San Antonio’s high ozone levels have been the most intractable contributing factor, Svatek said. Experts theorize that emission rates and long vehicle idling times are among the causes of the city’s poor air quality. As a result, families and the medical system are spending more to treat asthma, a chronic lung disease that inflames the airways.
Four children died of asthma last year in Bexar County, Svatek said. By comparison, 219 children died of asthma nationwide in 2015, according to the Centers for Disease Control and Prevention.
Children with asthma can miss numerous consecutive days of school, or lose a signifroom time to the school clinic, said Diane Rhodes, assistant director for asthma education in the North East Independent School District.
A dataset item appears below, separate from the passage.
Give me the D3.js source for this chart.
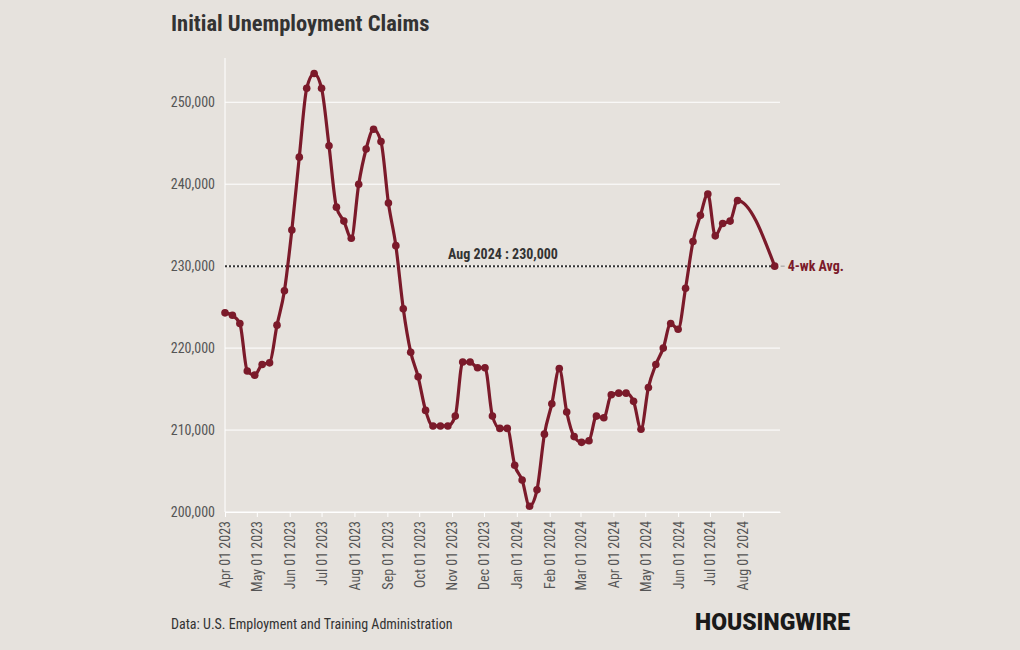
<!DOCTYPE html>
<html>
<head>
<meta charset="utf-8">
<script src="https://cdn.jsdelivr.net/npm/d3@7"></script>
<style>
  html, body { margin: 0; padding: 0; background: #e6e2dd; }
  svg { display: block; }
  text { font-family: "Roboto Condensed", "Liberation Sans Narrow", "Roboto", sans-serif; }
</style>
</head>
<body>
<svg id="chart" width="1020" height="650"></svg>
<script>
// ---- data ----
const startDate = "2023-04-01"; // first weekly observation (Saturday)
const claims = [
  224300, 224000, 223000, 217200, 216700, 218000, 218200, 222800, 227000, 234400,
  243300, 251700, 253500, 251700, 244700, 237200, 235500, 233400, 240000, 244300,
  246700, 245200, 237700, 232500, 224800, 219500, 216500, 212400, 210500, 210500,
  210500, 211700, 218300, 218300, 217600, 217600, 211700, 210200, 210200, 205700,
  203900, 200700, 202700, 209500, 213200, 217500, 212200, 209200, 208500, 208700,
  211700, 211500, 214300, 214500, 214500, 213500, 210100, 215200, 218000, 220000,
  223000, 222300, 227300, 233000, 236200, 238800, 233700, 235200, 235500, 238000
];
const lastDate = "2024-08-31";
const lastValue = 230000;
const yTicks = [200000, 210000, 220000, 230000, 240000, 250000];
const xTickStart = "2023-04-01";
const xTickEnd = "2024-08-01";
const annotationText = "Aug 2024 : 230,000";
const avgLabel = "4-wk Avg.";
const titleText = "Initial Unemployment Claims";
const sourceText = "Data: U.S. Employment and Training Administration";
const logoText = "HOUSINGWIRE";

// ---- build series ----
const parse = d3.timeParse("%Y-%m-%d");
const t0 = parse(startDate);
const series = claims.map((v, i) => ({ date: d3.timeDay.offset(t0, 7 * i), value: v }));
series.push({ date: parse(lastDate), value: lastValue });
const xTicks = d3.timeMonth.range(parse(xTickStart), d3.timeDay.offset(parse(xTickEnd), 1));

const svg = d3.select("#chart");
const W = 1020, H = 650;
svg.append("rect").attr("width", W).attr("height", H).attr("fill", "#e6e2dd");

const x = d3.scaleTime()
  .domain([parse("2023-04-01"), parse("2024-09-05")])
  .range([225, 780]);
const y = d3.scaleLinear()
  .domain([200000, 255400])
  .range([512, 58]);

const lineColor = "#7b1a2a";
const fontStack = '"Roboto Condensed", "Liberation Sans Narrow", Roboto, sans-serif';

// gridlines
svg.append("g").selectAll("line").data(yTicks).join("line")
  .attr("x1", 225).attr("x2", 780)
  .attr("y1", d => y(d)).attr("y2", d => y(d))
  .attr("stroke", "#ffffff").attr("stroke-width", 1);

// vertical y axis line
svg.append("line").attr("x1", 225).attr("x2", 225).attr("y1", 58).attr("y2", 512)
  .attr("stroke", "#ffffff").attr("stroke-width", 1);

// y axis labels
const yAxis = d3.axisLeft(y).tickValues(yTicks).tickFormat(d3.format(",")).tickSize(0).tickPadding(10);
const gy = svg.append("g").attr("transform", "translate(225,0)").call(yAxis);
gy.select(".domain").remove();
gy.selectAll("text").attr("fill", "#555").style("font-size", "14px").style("font-family", fontStack);

// x axis
const xAxis = d3.axisBottom(x)
  .tickValues(xTicks)
  .tickFormat(d3.timeFormat("%b %d %Y"))
  .tickSize(5).tickSizeOuter(0).tickPadding(6);
const gx = svg.append("g").attr("transform", "translate(0,512)").call(xAxis);
gx.select(".domain").attr("stroke", "#ffffff");
gx.selectAll(".tick line").attr("stroke", "#ffffff");
gx.selectAll("text")
  .attr("fill", "#555")
  .style("font-size", "14px")
  .style("font-family", fontStack)
  .attr("text-anchor", "end")
  .attr("transform", "rotate(-90)")
  .attr("x", -9).attr("y", 0).attr("dy", "0.35em");

// reference dotted line
svg.append("line")
  .attr("x1", 225).attr("x2", x(parse(lastDate)))
  .attr("y1", y(lastValue)).attr("y2", y(lastValue))
  .attr("stroke", "#333").attr("stroke-width", 2).attr("stroke-dasharray", "2,2");

svg.append("text")
  .attr("x", 503).attr("y", y(lastValue) - 7)
  .attr("text-anchor", "middle")
  .attr("fill", "#333").style("font-size", "14px").style("font-weight", "bold")
  .text(annotationText);

// line
const line = d3.line().x(d => x(d.date)).y(d => y(d.value)).curve(d3.curveMonotoneX);
svg.append("path").datum(series)
  .attr("d", line).attr("fill", "none")
  .attr("stroke", lineColor).attr("stroke-width", 3.2).attr("stroke-linejoin", "round");

svg.append("g").selectAll("circle").data(series).join("circle")
  .attr("cx", d => x(d.date)).attr("cy", d => y(d.value)).attr("r", 3.8)
  .attr("fill", lineColor);

// 4-wk avg label
const lx = x(parse(lastDate));
svg.append("line").attr("x1", lx + 6).attr("x2", lx + 10)
  .attr("y1", y(lastValue)).attr("y2", y(lastValue))
  .attr("stroke", "#999").attr("stroke-width", 1);
svg.append("text").attr("x", lx + 13).attr("y", y(lastValue) + 5)
  .attr("fill", lineColor).style("font-size", "14px").style("font-weight", "bold")
  .text(avgLabel);

// title
svg.append("text").attr("x", 171).attr("y", 31)
  .attr("fill", "#333").style("font-size", "22.5px").style("font-weight", "bold")
  .text(titleText);

// source
svg.append("text").attr("x", 171).attr("y", 629)
  .attr("fill", "#333").style("font-size", "14px")
  .text(sourceText);

// logo
svg.append("text").attr("x", 695).attr("y", 630)
  .attr("fill", "#1a1a1a").style("font-size", "24px").style("font-weight", "900")
  .style("font-family", "Roboto, sans-serif")
  .attr("textLength", 155).attr("lengthAdjust", "spacingAndGlyphs")
  .text(logoText);
</script>
</body>
</html>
About 12 percent of NEISD students have asthma or a history of the disease, Rhodes said.
A high rate of asthma-related absences can also cause school districts to lose state funding that is based on average daily attendance, she said.
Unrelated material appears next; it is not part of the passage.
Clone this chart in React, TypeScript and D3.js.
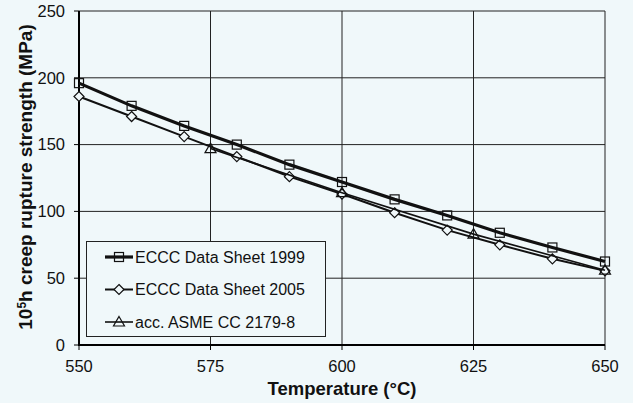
import React from "react";
import * as d3 from "d3";

const temps1999 = [550, 560, 570, 580, 590, 600, 610, 620, 630, 640, 650];
const eccc1999 = [196, 179, 164, 150, 135, 122, 109, 97, 84, 73, 62.5];
const temps2005 = [550, 560, 570, 580, 590, 600, 610, 620, 630, 640, 650];
const eccc2005 = [186, 171, 156, 141, 126, 113, 99, 86, 75, 64.5, 55.5];
const tempsAsme = [575, 600, 625, 650];
const asme = [147, 114, 83, 56];
const xTicks = [550, 575, 600, 625, 650];
const yTicks = [0, 50, 100, 150, 200, 250];
const legendLabels = ["ECCC Data Sheet 1999", "ECCC Data Sheet 2005", "acc. ASME CC 2179-8"];

const W = 633, H = 403;
const L = 79, R = 605, T = 11, B = 345;
const BG = "#f0f8fa";
const FONT = "Liberation Sans, Arial, sans-serif";

function Marker({ kind, x, y }: { kind: string; x: number; y: number }) {
  if (kind === "square")
    return <rect x={x - 4.5} y={y - 4.5} width={9} height={9} fill="none" stroke="#111" strokeWidth={1.2} />;
  if (kind === "diamond")
    return <path d={`M${x},${y - 5}L${x + 5},${y}L${x},${y + 5}L${x - 5},${y}Z`} fill={BG} stroke="#111" strokeWidth={1.2} />;
  return <path d={`M${x},${y - 5.5}L${x + 5.5},${y + 4}L${x - 5.5},${y + 4}Z`} fill="none" stroke="#111" strokeWidth={1.2} />;
}

export default function App() {
  const x = d3.scaleLinear().domain([550, 650]).range([L, R]);
  const y = d3.scaleLinear().domain([0, 250]).range([B, T]);
  const line = d3.line<[number, number]>().x((d) => x(d[0])).y((d) => y(d[1]));

  const series = [
    { xs: temps1999, ys: eccc1999, kind: "square", w: 3.2 },
    { xs: temps2005, ys: eccc2005, kind: "diamond", w: 2 },
    { xs: tempsAsme, ys: asme, kind: "triangle", w: 1.6 },
  ];

  return (
    <svg width={W} height={H} style={{ position: "absolute", left: 0, top: 0, background: BG }} fontFamily={FONT}>
      <rect x={0} y={0} width={W} height={H} fill={BG} />
      {yTicks.filter((t) => t > 0).map((t) => (
        <line key={"gy" + t} x1={L} x2={R} y1={y(t)} y2={y(t)} stroke="#222" strokeWidth={1} />
      ))}
      {xTicks.filter((t) => t > 550).map((t) => (
        <line key={"gx" + t} x1={x(t)} x2={x(t)} y1={T} y2={B} stroke="#222" strokeWidth={1} />
      ))}
      <line x1={L} x2={L} y1={T} y2={B + 1} stroke="#000" strokeWidth={2} />
      <line x1={L - 1} x2={R} y1={B} y2={B} stroke="#000" strokeWidth={2} />
      {yTicks.map((t) => (
        <g key={"ty" + t}>
          <line x1={L - 5} x2={L} y1={y(t)} y2={y(t)} stroke="#000" strokeWidth={1} />
          <text x={L - 14} y={y(t)} dy="0.35em" textAnchor="end" fontSize={16.5} fill="#111">{t}</text>
        </g>
      ))}
      {xTicks.map((t) => (
        <g key={"tx" + t}>
          <line x1={x(t)} x2={x(t)} y1={B} y2={B + 5} stroke="#000" strokeWidth={1} />
          <text x={x(t)} y={B + 21} dy="0.35em" textAnchor="middle" fontSize={16.5} fill="#111">{t}</text>
        </g>
      ))}
      {series.map((s, i) => {
        const pts = s.xs.map((v, j) => [v, s.ys[j]] as [number, number]);
        return (
          <g key={"s" + i}>
            <path d={line(pts) || ""} fill="none" stroke="#111" strokeWidth={s.w} />
            {pts.map((p, j) => (
              <Marker key={j} kind={s.kind} x={x(p[0])} y={y(p[1])} />
            ))}
          </g>
        );
      })}
      <rect x={86.5} y={241.5} width={239} height={95} fill={BG} stroke="#222" strokeWidth={1} />
      {legendLabels.map((lab, i) => {
        const ly = 257 + i * 32.5;
        return (
          <g key={"l" + i}>
            <line x1={105} x2={133} y1={ly} y2={ly} stroke="#111" strokeWidth={series[i].w} />
            <Marker kind={series[i].kind} x={119} y={ly} />
            <text x={135} y={ly} dy="0.35em" fontSize={16} fill="#111">{lab}</text>
          </g>
        );
      })}
      <text x={(L + R) / 2} y={389} dy="0.35em" textAnchor="middle" fontSize={18.5} fontWeight="bold" fill="#111">
        Temperature (°C)
      </text>
      <text transform={`translate(25,${(T + B) / 2 - 1}) rotate(-90)`} textAnchor="middle" dy="0.35em" fontSize={19} fontWeight="bold" fill="#111">
        10<tspan dy="-6" fontSize={12}>5</tspan><tspan dy="6">h creep rupture strength (MPa)</tspan>
      </text>
    </svg>
  );
}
Many children with asthma have “action plans” detailing their treatment for school nurses — but not all such plans allow parents to waive the Family Educational Rights and Privacy Act so the nurse can talk to their child’s physician. Summit participants recommended that doctors include FERPA waivers in the plans.
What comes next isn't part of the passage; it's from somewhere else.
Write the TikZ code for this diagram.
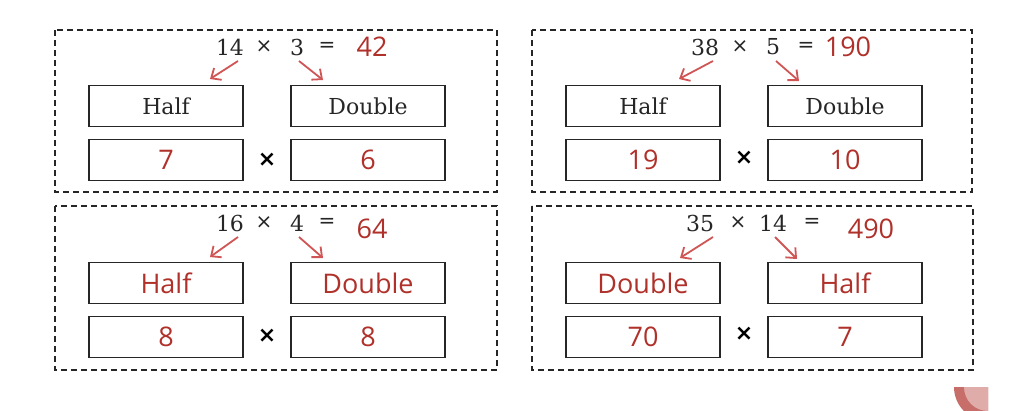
\documentclass[tikz,border=0pt]{standalone}
\usepackage{fontspec}
\setsansfont{Open Sans}
\setmainfont{DejaVu Serif}
\newfontfamily\djs{DejaVu Sans}
\usetikzlibrary{arrows.meta}
\definecolor{myred}{HTML}{B0302A}
\definecolor{arr}{HTML}{D05555}
\begin{document}
\begin{tikzpicture}[x=1pt,y=-1pt,
 panel/.style={draw, dash pattern=on 6pt off 4pt, line width=1.4pt, draw=black!85},
 cell/.style={draw, line width=1.6pt, draw=black!85, minimum width=154pt, minimum height=41pt, inner sep=0pt},
 blk/.style={text=black!85, font=\fontsize{22}{26}\selectfont},
 rsf/.style={text=myred, font=\sffamily\fontsize{27}{30}\selectfont},
 op/.style={text=black!85, font=\djs\fontsize{20}{24}\selectfont},
 mul/.style={font=\djs\bfseries\fontsize{22}{26}\selectfont},
 ar/.style={draw=arr, line width=1.8pt, -{Straight Barb[length=8pt,width=14pt]}}]
\useasboundingbox (0,0) rectangle (1024,410);
\fill[white] (0,0) rectangle (1024,410);
% panels
\draw[panel] (55,30) rectangle (497,192);
\draw[panel] (532,30) rectangle (972,192);
\draw[panel] (55,206) rectangle (497,370);
\draw[panel] (532,206) rectangle (973,370);
% TL
\node[blk] (a1) at (230,47) {14};
\node[op] (a2) at (264,47) {×};
\node[blk] (a3) at (297,47) {3};
\node[op] (a4) at (327,47) {=};
\node[rsf] (a5) at (372,47) {42};
\node[cell,blk] (ah) at (166,106) {Half};
\node[cell,blk] (ad) at (368,106) {Double};
\node[cell,rsf] (an1) at (166,160) {7};
\node[cell,rsf] (an2) at (368,160) {6};
\node[mul] (am) at (267,160) {×};
\coordinate (as1) at (238,61); \coordinate (ae1) at (210,79);
\coordinate (as2) at (299,61); \coordinate (ae2) at (323,80);
\draw[ar] (as1) -- (ae1); \draw[ar] (as2) -- (ae2);
% TR
\node[blk] (b1) at (705,47) {38};
\node[op] (b2) at (740,47) {×};
\node[blk] (b3) at (773,47) {5};
\node[op] (b4) at (806,47) {=};
\node[rsf] (b5) at (848,47) {190};
\node[cell,blk] (bh) at (643,106) {Half};
\node[cell,blk] (bd) at (845,106) {Double};
\node[cell,rsf] (bn1) at (643,160) {19};
\node[cell,rsf] (bn2) at (845,160) {10};
\node[mul] (bm) at (744,158) {×};
\coordinate (bs1) at (713,61); \coordinate (be1) at (679,79);
\coordinate (bs2) at (776,61); \coordinate (be2) at (799,81);
\draw[ar] (bs1) -- (be1); \draw[ar] (bs2) -- (be2);
% BL
\node[blk] (c1) at (230,223) {16};
\node[op] (c2) at (264,223) {×};
\node[blk] (c3) at (297,223) {4};
\node[op] (c4) at (327,223) {=};
\node[rsf] (c5) at (372,229) {64};
\node[cell,rsf] (ch) at (166,283) {Half};
\node[cell,rsf] (cd) at (368,283) {Double};
\node[cell,rsf] (cn1) at (166,337) {8};
\node[cell,rsf] (cn2) at (368,337) {8};
\node[mul] (cm) at (267,336) {×};
\coordinate (cs1) at (238,237); \coordinate (ce1) at (210,257);
\coordinate (cs2) at (299,237); \coordinate (ce2) at (323,258);
\draw[ar] (cs1) -- (ce1); \draw[ar] (cs2) -- (ce2);
% BR
\node[blk] (d1) at (700,223) {35};
\node[op] (d2) at (738,223) {×};
\node[blk] (d3) at (773,223) {14};
\node[op] (d4) at (812,223) {=};
\node[rsf] (d5) at (871,229) {490};
\node[cell,rsf] (dh) at (643,283) {Double};
\node[cell,rsf] (dd) at (845,283) {Half};
\node[cell,rsf] (dn1) at (643,337) {70};
\node[cell,rsf] (dn2) at (845,337) {7};
\node[mul] (dm) at (744,334) {×};
\coordinate (ds1) at (713,237); \coordinate (de1) at (680,258);
\coordinate (ds2) at (775,237); \coordinate (de2) at (797,259);
\draw[ar] (ds1) -- (de1); \draw[ar] (ds2) -- (de2);
% decoration
\fill[myred!70] (954,387) arc (180:90:34) -- (988,387) -- cycle;
\fill[myred!40] (964,387) arc (180:90:24) -- (988,387) -- cycle;
\end{tikzpicture}
\end{document}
NEISD has a program to educate students and their parents about asthma and stockpile emergency medication and breathing aids, but many smaller school districts do not. The district also works with its facilities staff to reduce environmental asthma triggers, Rhodes said.
The summit Friday at the San Antonio Food Bank was a first step to reviving the South Texas Asthma Coalition, which has been dormant for several years, Svatek said. The group will address the ways insurance companies, schools and families can fight asthma.
“It’s not going to be a quick and easy thing to do, but it’s something that we’re very capable of doing if we take the right approach and take it one step at a time,” Svatek said.